A fuego lento
Suele decirse que no es posible la originalidad plena, pero también lo contrario, como el gran bailarín Joaquín Cortés, que, el pasado jueves, estrenó en Barcelona su espectáculo Gitano y comentó en la televisión catalana: “Siempre dicen que está todo hecho, que no hay nada nuevo, y esto no es cierto”. Lo dijo a un entrevistador reñido con ideas de novedad, quizás porque lleva dos años organizando a diario una tertulia que gira obsesiva sobre un único tema, el soberanismo.
Cortés le habló de lo nuevo al entrevistador, justo el día en que este había tenido que introducir en su magazine el asunto emergente del momento, una cuestión que en aquel contexto monotemático resultaba, como mínimo, imprevista, muy imprevista: el grave descontento social en Cataluña, perceptible en las imágenes que en directo se emitían desde el barrio de Sants en llamas.
Por fin los movimientos sociales barceloneses tenían visibilidad en el magazine. Me concentré en lo que veía y, por el gesto del entrevistador, me pareció que este caía en un terror propio de una novela de Ben Marcus (el nuevo genio literario, el nuevo Perec). Es un terror que crea el lenguaje mismo.
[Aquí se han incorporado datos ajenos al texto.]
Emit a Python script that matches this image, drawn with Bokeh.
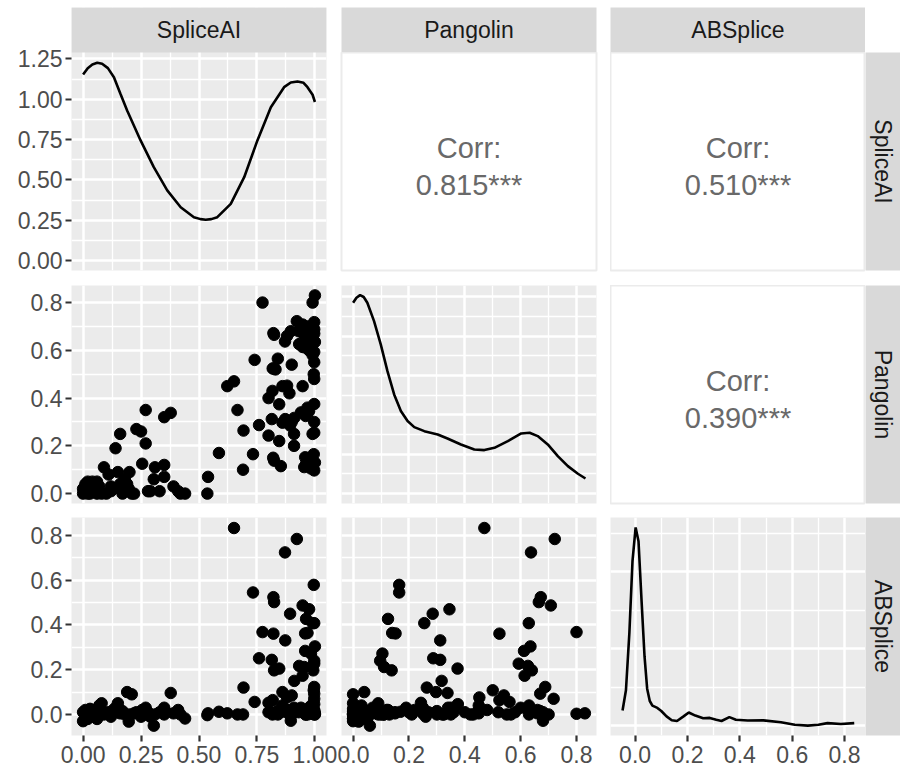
import math
from bokeh.plotting import figure
from bokeh.models import LinearAxis, FixedTicker, Grid, Range1d, Spacer
from bokeh.layouts import row, column
from bokeh.embed import file_html
from bokeh.resources import INLINE
from bokeh.core.properties import value

# ---------------- data ----------------
variables = ["SpliceAI", "Pangolin", "ABSplice"]

spliceai = [
    0.00, 0.00, 0.01, 0.01, 0.02, 0.02, 0.03, 0.04, 0.05, 0.05,
    0.06, 0.07, 0.08, 0.09, 0.10, 0.11, 0.12, 0.13, 0.14, 0.15,
    0.16, 0.16, 0.18, 0.19, 0.21, 0.197, 0.20, 0.22, 0.23, 0.25,
    0.255, 0.27, 0.27, 0.28, 0.29, 0.305, 0.31, 0.33, 0.35, 0.35,
    0.35, 0.378, 0.39, 0.41, 0.42, 0.44, 0.06, 0.03, 0.17, 0.12,
    0.536, 0.539, 0.586, 0.622, 0.651, 0.666, 0.692, 0.690, 0.733, 0.740, 0.759, 0.774,
    0.922, 0.871, 0.995, 0.821, 0.824, 0.947, 0.975, 0.893, 0.962, 0.997,
    0.990, 0.821, 0.968, 0.958, 0.872, 1.000, 0.958, 0.983, 0.814, 0.997,
    0.997, 0.932, 0.954, 0.846, 0.824, 0.993, 0.947, 0.911, 0.997, 0.860,
    0.997, 0.995, 0.900, 0.880, 0.997, 0.818, 0.800, 0.997, 0.985, 0.896,
    0.800, 0.817, 0.820, 0.840, 0.846, 0.853, 0.890, 0.910, 0.910, 0.947,
    0.960, 0.968, 0.990, 0.997, 0.997, 0.990, 1.000, 0.968, 0.950, 0.975,
    0.990, 0.960, 0.975, 0.930, 0.880, 1.000, 0.980, 0.940, 0.900, 0.997,
    0.830, 0.860,
]

pangolin = [
    0.00, 0.02, 0.04, 0.01, 0.05, 0.00, 0.02, 0.05, 0.01, 0.04,
    0.00, 0.03, 0.00, 0.11, 0.00, 0.08, 0.01, 0.02, 0.19, 0.09,
    0.25, 0.04, 0.06, 0.04, 0.00, 0.02, 0.09, 0.00, 0.27, 0.26,
    0.125, 0.35, 0.21, 0.01, 0.01, 0.06, 0.11, 0.01, 0.12, 0.07,
    0.32, 0.338, 0.03, 0.01, 0.00, 0.00, 0.05, 0.00, 0.00, 0.03,
    0.00, 0.07, 0.17, 0.45, 0.47, 0.35, 0.264, 0.10, 0.165, 0.56, 0.287, 0.80,
    0.722, 0.637, 0.165, 0.672, 0.665, 0.708, 0.345, 0.285, 0.125, 0.255,
    0.629, 0.524, 0.140, 0.152, 0.312, 0.635, 0.612, 0.105, 0.312, 0.097,
    0.593, 0.626, 0.111, 0.374, 0.138, 0.640, 0.614, 0.317, 0.688, 0.297,
    0.670, 0.500, 0.540, 0.452, 0.718, 0.524, 0.243, 0.375, 0.630, 0.680,
    0.40, 0.43, 0.15, 0.565, 0.22, 0.115, 0.42, 0.25, 0.20, 0.45,
    0.325, 0.36, 0.25, 0.48, 0.55, 0.80, 0.83, 0.70, 0.67, 0.60,
    0.58, 0.63, 0.66, 0.68, 0.66, 0.13, 0.15, 0.34, 0.30, 0.30,
    0.52, 0.45,
]

absplice = [
    -0.030, 0.010, -0.010, 0.020, 0.000, -0.020, 0.005, 0.015, -0.005, 0.010,
    0.000, 0.040, 0.050, 0.000, 0.005, 0.010, 0.000, 0.020, 0.030, 0.050,
    0.005, 0.010, 0.000, 0.100, 0.090, -0.032, 0.000, 0.005, 0.010, -0.010,
    0.020, 0.030, 0.000, 0.010, -0.010, -0.050, 0.000, 0.010, 0.020, 0.030,
    0.000, 0.096, 0.005, 0.020, 0.000, -0.018, -0.020, 0.025, 0.015, -0.010,
    -0.003, 0.005, 0.012, 0.005, 0.833, 0.000, 0.120, 0.000, 0.545, 0.056, 0.251, 0.368,
    0.784, 0.724, 0.579, 0.524, 0.502, 0.487, 0.470, 0.450, 0.427, 0.408,
    0.408, 0.361, 0.364, 0.362, 0.331, 0.304, 0.284, 0.272, 0.244, 0.240,
    0.227, 0.217, 0.212, 0.205, 0.197, 0.197, 0.173, 0.150, 0.123, 0.100,
    0.093, 0.108, 0.085, 0.076, 0.070, 0.064, 0.052, 0.046, 0.040, -0.028,
    0.010, 0.000, 0.005, 0.000, 0.020, 0.010, 0.000, 0.030, 0.010, 0.020,
    0.000, 0.010, 0.005, 0.020, 0.000, 0.003, 0.005, 0.000, 0.015, 0.030,
    0.010, 0.000, 0.005, 0.010, 0.020, 0.000, 0.010, 0.030, 0.000, 0.015,
    0.010, 0.040,
]

# correlation labels for upper panels: (row, col) -> text
corr_pairs = [(0, 1), (0, 2), (1, 2)]
corr_texts = ["0.815***", "0.510***", "0.390***"]

# density curves (diagonal)
dens_spliceai_x = [0.000, 0.020, 0.040, 0.061, 0.082, 0.107, 0.133, 0.161, 0.190, 0.248,
                   0.305, 0.363, 0.421, 0.478, 0.507, 0.529, 0.553, 0.579, 0.637, 0.695,
                   0.752, 0.810, 0.867, 0.896, 0.925, 0.951, 0.968, 0.990, 1.000]
dens_spliceai_y = [1.154, 1.193, 1.216, 1.226, 1.220, 1.193, 1.137, 1.034, 0.931, 0.745,
                   0.579, 0.435, 0.331, 0.269, 0.257, 0.253, 0.257, 0.269, 0.352, 0.517,
                   0.745, 0.951, 1.075, 1.104, 1.110, 1.102, 1.075, 1.028, 0.983]

dens_pangolin_x = [0.000, 0.012, 0.025, 0.038, 0.051, 0.075, 0.099, 0.123, 0.147, 0.171,
                   0.195, 0.219, 0.255, 0.303, 0.338, 0.386, 0.434, 0.470, 0.506, 0.554,
                   0.602, 0.632, 0.661, 0.697, 0.733, 0.769, 0.805, 0.832]
dens_pangolin_y = [2.426, 2.490, 2.524, 2.500, 2.426, 2.193, 1.897, 1.557, 1.261, 1.049,
                   0.922, 0.845, 0.794, 0.752, 0.701, 0.625, 0.561, 0.553, 0.582, 0.667,
                   0.765, 0.773, 0.731, 0.625, 0.476, 0.349, 0.252, 0.192]

dens_absplice_x = [-0.048, -0.035, -0.022, -0.010, 0.002, 0.013, 0.025, 0.036, 0.046, 0.056,
                   0.066, 0.085, 0.100, 0.120, 0.140, 0.160, 0.185, 0.205, 0.230, 0.260,
                   0.285, 0.310, 0.330, 0.360, 0.385, 0.430, 0.490, 0.557, 0.610, 0.660,
                   0.700, 0.735, 0.786, 0.837]
dens_absplice_y = [0.98, 2.30, 6.00, 10.70, 12.90, 12.00, 8.00, 4.50, 2.40, 1.60,
                   1.30, 1.15, 0.95, 0.60, 0.35, 0.30, 0.60, 0.85, 0.65, 0.48,
                   0.50, 0.38, 0.30, 0.55, 0.38, 0.33, 0.34, 0.22, 0.05, 0.00,
                   0.05, 0.16, 0.10, 0.16]

data = [spliceai, pangolin, absplice]
dens_x = [dens_spliceai_x, dens_pangolin_x, dens_absplice_x]
dens_y = [dens_spliceai_y, dens_pangolin_y, dens_absplice_y]

# scales
var_ranges = [(-0.05, 1.05), (-0.0415, 0.8715), (-0.094, 0.880)]
dens_ranges = [(-0.0615, 1.29), (-0.126, 2.646), (-0.645, 13.545)]

var_ticks = [[0.0, 0.25, 0.5, 0.75, 1.0], [0.0, 0.2, 0.4, 0.6, 0.8], [0.0, 0.2, 0.4, 0.6, 0.8]]
var_minor = [[0.125, 0.375, 0.625, 0.875], [0.1, 0.3, 0.5, 0.7], [0.1, 0.3, 0.5, 0.7]]
var_labels = [["0.00", "0.25", "0.50", "0.75", "1.00"],
              ["0.0", "0.2", "0.4", "0.6", "0.8"],
              ["0.0", "0.2", "0.4", "0.6", "0.8"]]

dens_ticks = [[0.0, 0.25, 0.5, 0.75, 1.0, 1.25], [0.0, 0.5, 1.0, 1.5, 2.0, 2.5], [0.0, 5.0, 10.0]]
dens_minor = [[0.125, 0.375, 0.625, 0.875, 1.125], [0.25, 0.75, 1.25, 1.75, 2.25], [2.5, 7.5, 12.5]]
dens1_labels = ["0.00", "0.25", "0.50", "0.75", "1.00", "1.25"]

# ---------------- layout / style ----------------
FRAME_W, FRAME_H = 255, 218
col_borders = [(71, 11), (4, 14), (0, 0)]
row_bottoms = [15, 14, 35]
STRIP_TOP, STRIP_H, STRIP_W = 7, 45, 35
PANEL_BG = "#EBEBEB"
STRIP_BG = "#D9D9D9"
FONT = "Liberation Sans"


def make_fig(w, h, xr, yr, bl, br, bt, bb, bg):
    f = figure(width=w, height=h, x_range=Range1d(*xr), y_range=Range1d(*yr),
               x_axis_location=None, y_axis_location=None, toolbar_location=None,
               output_backend="svg", title=None,
               min_border_left=bl, min_border_right=br, min_border_top=bt, min_border_bottom=bb,
               background_fill_color=bg, border_fill_color="white", outline_line_color=None)
    f.center = [r for r in f.center if not isinstance(r, Grid)]
    return f


def add_grid(f, dim, majors, minors):
    f.add_layout(Grid(dimension=dim, ticker=FixedTicker(ticks=majors, minor_ticks=minors),
                      grid_line_color="white", grid_line_width=2.5,
                      minor_grid_line_color="white", minor_grid_line_width=1.3), "center")


def add_axis(f, side, ticks, labels):
    ax = LinearAxis(ticker=FixedTicker(ticks=ticks),
                    major_label_overrides={t: l for t, l in zip(ticks, labels)},
                    axis_line_color=None, major_tick_line_color="#333333", major_tick_line_width=2.2,
                    major_tick_in=0, major_tick_out=6, minor_tick_line_color=None,
                    major_label_text_font=FONT, major_label_text_font_size="23px",
                    major_label_text_color="#4D4D4D",
                    major_label_standoff=3 if side == "left" else 4)
    f.add_layout(ax, side)


def strip_text(f, x, y, label, angle=0.0):
    f.text(x=[x], y=[y], text=[label], text_align="center", text_baseline="middle",
           angle=angle, text_font=value(FONT), text_font_size="23px", text_color="#1A1A1A")


cells = {}
for i in range(3):
    bb = row_bottoms[i]
    for j in range(3):
        bl, br = col_borders[j]
        w, h = FRAME_W + bl + br, FRAME_H + bb
        if i < j:
            f = make_fig(w, h, (0, 1), (0, 1), bl, br, 0, bb, "white")
            f.outline_line_color = PANEL_BG
            f.outline_line_width = 2
            k = corr_pairs.index((i, j))
            f.text(x=[0.5, 0.5], y=[0.560, 0.390], text=["Corr:", corr_texts[k]],
                   text_align="center", text_baseline="alphabetic",
                   text_font=value(FONT), text_font_size="29px", text_color="#696969")
        elif i == j:
            ylo, yhi = dens_ranges[i]
            if i == 0:
                # first column: the strip is drawn inside this canvas, above the panel,
                # so that the top tick label is not clipped
                ext = STRIP_H / FRAME_H * (yhi - ylo)
                f = make_fig(w, h + STRIP_H + STRIP_TOP, var_ranges[j], (ylo, yhi + ext),
                             bl, br, STRIP_TOP, bb, PANEL_BG)
            else:
                f = make_fig(w, h, var_ranges[j], dens_ranges[i], bl, br, 0, bb, PANEL_BG)
            add_grid(f, 0, var_ticks[j], var_minor[j])
            add_grid(f, 1, dens_ticks[i], dens_minor[i])
            f.line(dens_x[i], dens_y[i], line_color="black", line_width=2.6)
            if i == 0:
                xlo, xhi = var_ranges[j]
                f.quad(left=[xlo], right=[xhi], bottom=[yhi], top=[yhi + ext],
                       fill_color=STRIP_BG, line_color=None)
                strip_text(f, (xlo + xhi) / 2, yhi + ext / 2, variables[0])
        else:
            f = make_fig(w, h, var_ranges[j], var_ranges[i], bl, br, 0, bb, PANEL_BG)
            add_grid(f, 0, var_ticks[j], var_minor[j])
            add_grid(f, 1, var_ticks[i], var_minor[i])
            f.scatter(data[j], data[i], size=11.5, color="black")
        if j == 0:
            if i == 0:
                add_axis(f, "left", dens_ticks[0], dens1_labels)
            else:
                add_axis(f, "left", var_ticks[i], var_labels[i])
        if i == 2:
            add_axis(f, "below", var_ticks[j], var_labels[j])
        cells[(i, j)] = f

cols = []
for j in range(3):
    items = []
    if j > 0:
        bl, br = col_borders[j]
        s = make_fig(FRAME_W + bl + br, STRIP_H + STRIP_TOP, (0, 1), (0, 1), bl, br, STRIP_TOP, 0, STRIP_BG)
        strip_text(s, 0.5, 0.5, variables[j])
        items.append(s)
    items += [cells[(i, j)] for i in range(3)]
    cols.append(column(*items))

right = [Spacer(width=STRIP_W, height=STRIP_H + STRIP_TOP)]
for i in range(3):
    bb = row_bottoms[i]
    rs = make_fig(STRIP_W, FRAME_H + bb, (0, 1), (0, 1), 0, 0, 0, bb, STRIP_BG)
    strip_text(rs, 0.5, 0.5, variables[i], angle=-math.pi / 2)
    right.append(rs)
cols.append(column(*right))

layout = row(*cols)

with open("out.html", "w") as fh:
    fh.write(file_html(layout, INLINE))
Por ejemplo, en The flame alphabet los niños originan con sus palabras, tanto habladas como escritas, una gran epidemia: matan a los adultos a fuego lento…
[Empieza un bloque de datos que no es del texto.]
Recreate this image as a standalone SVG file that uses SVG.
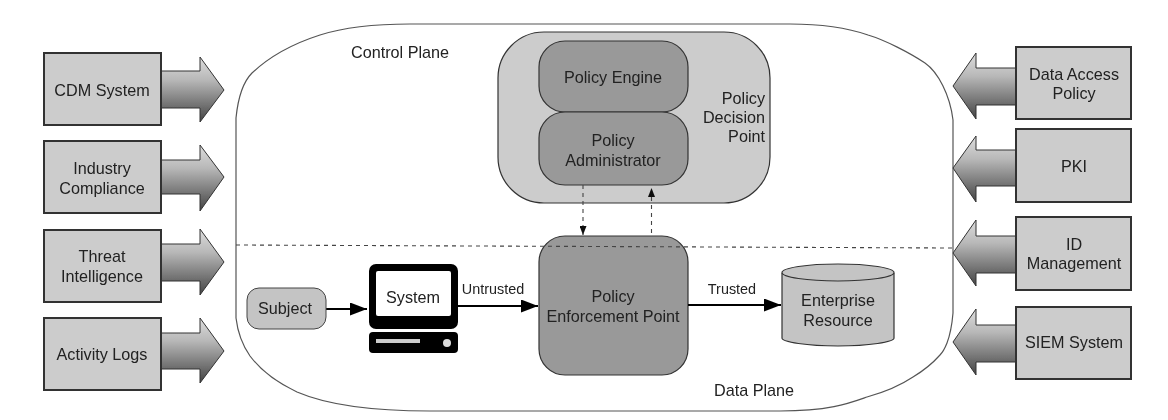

Como, por su parte, el bailarín Cortés iba a lo suyo e insistía en postular una danza de lo nunca visto, un agitanado y sublevado baile de la novedad, imaginé que los espectadores barceloneses se estaban dividiendo entre los que preferían lo de siempre y los que creían que en arte todavía se podía encontrar lo nuevo, porque en realidad lo nuevo siempre estuvo ahí.
El jueves, lo nuevo, lo que siempre estuvo ahí, esa gotera invisible que llevaba dos años dormida en el techo de las tertulias monotemáticas, no era otra cosa que aquel gran malestar que estaba aflorando en los disturbios de Sants.
En un momento dado, como si lo provocara el alfabeto deformador y asesino de Ben Marcus, me pareció que el entrevistador le decía a Cortés: “Pues mire, viví con tanto ardor el tema señero que cuando reparé en mi desmoronamiento, retrocedí espantado. Una gotera invisible había cavado en mí una caverna ancha, vacía, oscura”.
Luego, prosiguió el reportaje de Sants en directo y vimos apocalípticos monstruos moviéndose por calles oscuras y parajes taciturnos, en contacto con gente terrestre, apenada y traspuesta. Y se fue confirmando que, despacio pero seguro, iba surgiendo lo escondido en el centro mismo de la ancha caverna; iba surgiendo lo nuevo, todo aquello que tan delicadamente las monótonas tertulias se habían esmerado en ocultar. Y no pude por más que acordarme de cuando en radio Maryland, según cuentan las crónicas, sonó por primera vez la primera canción de rock and roll de la historia. La música parecía provenir del éter y flotar literalmente sobre las ondas del aire más que ser transportado por ellas. Era el rock and roll llegando con la reposada lentitud de lo imprevisto. Exacto: con el fuego lento de lo imprevisto.